Branciaroli: «Certo, per continuare a proporre un repertorio di qualità con Gli Incamminati abbiamo dovuto cercare l’appoggio, la collaborazione, la coproduzione degli enti pubblici. Senza di loro per noi, che siamo un teatro d’arte a gestione privata, ogni anno c’è il rischio di scomparire».
Albertazzi: «L’operato degli enti pubblici è una vecchia storia. Lo dice uno che deve le nomine che ha avuto a meriti artistici e non politici».
Cosa dovrebbe fare il ministro della Cultura, secondo voi, per evitare strumentalizzazioni?
Branciaroli: «Venire a parlare con noi teatranti. Ma non per darci il contentino di tre soldi. Il piagnisteo cui si abbandonano certi colleghi è un segno di sconfitta. Le nomine devono uniformarsi all’arte, all’impegno. E deve scomparire, tra gli stabili, il sistema degli scambi - io dò una cosa a te perché tu offri l’altra metà della mela a me - che mortifica l’intelligenza e abbassa la qualità».
Albertazzi: «Concordo in pieno. Anche se mi rendo conto che, qualsiasi cosa facciamo, ci troviamo sempre a contatto con l’utopia».
Che cosa pensate del teatro d’avanguardia?
Branciaroli: «Chi ha detto che scrittori come Beckett, Brecht e Testori siano superati? Per me, Finale di partita, Vita di Galileo, Confiteor o Sdisorè sono eterni. La vera avanguardia la fanno tre mistici come loro. Beckett quando parla del vuoto provocato dall’assenza di Dio, Brecht quando ci parla della crisi della Chiesa, Testori quando ci ammonisce che bisogna pregare anche quando dubitiamo di Lui».

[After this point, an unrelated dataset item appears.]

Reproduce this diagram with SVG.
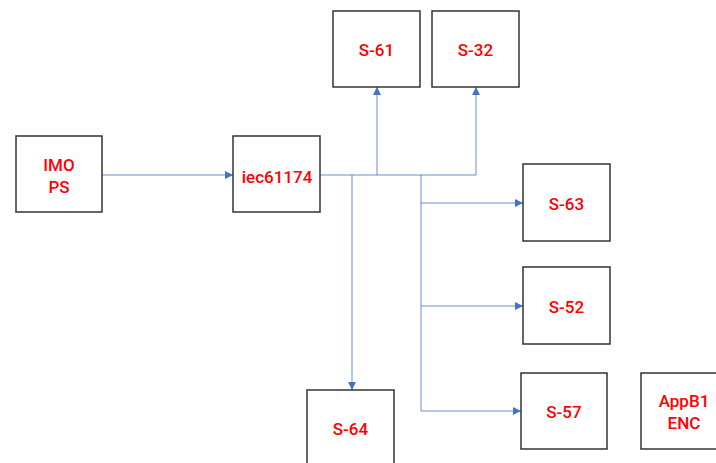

Albertazzi: «Barrault diceva che il teatro d’avanguardia è quello dove l’autore arriva in anticipo e il pubblico arriva in ritardo. Un’affermazione che oggi va rovesciata dato che è il pubblico ad arrivare in anticipo per applaudire certi avanguardisti. I quali, per stupire, dimenticano il pensiero, il messaggio che l’attore, al posto del Vate o dello Sciamano, ha il dovere di offrire al suo pubblico».
Mi sembra che ci stiamo imbarcando sul filone esoterico. Un discorso che vi divide. O sbaglio?
Branciaroli: «Ci separa drasticamente, a quanto ne so. Io, da credente, non ho bisogno di inseguire arcane presenze o di rintracciare ipotetici spiriti-guida. Lo Spirito che si è fatto carne ed ha abitato tra noi sarà lui a salvarci».
Albertazzi: «Dividerci, e perché? Ogni uomo cerca l’infinito. Io intrattengo da anni un rapporto speciale con l’essenza spirituale di un mistico arabo di nome Nudreddin. Che di recente, basandosi sui calendari maya, mi ha annunciato per il 2012 con l’avvento degli extraterrestri la fine della vita sulla terra».
Qual è, per voi, il senso della professione-attore?
Albertazzi: «Cercare nel corpo e nello spirito l’immagine della trascendenza. È questo il senso della vita».
Branciaroli: «Cercare ogni sera di trasmettere al pubblico il senso della bellezza, della verità, della continuità. Cos’altro possiamo fare?».
Chi sarà allora, tra voi, il Vate di domani?
Ma Albertazzi e Branciaroli si barricano nel silenzio.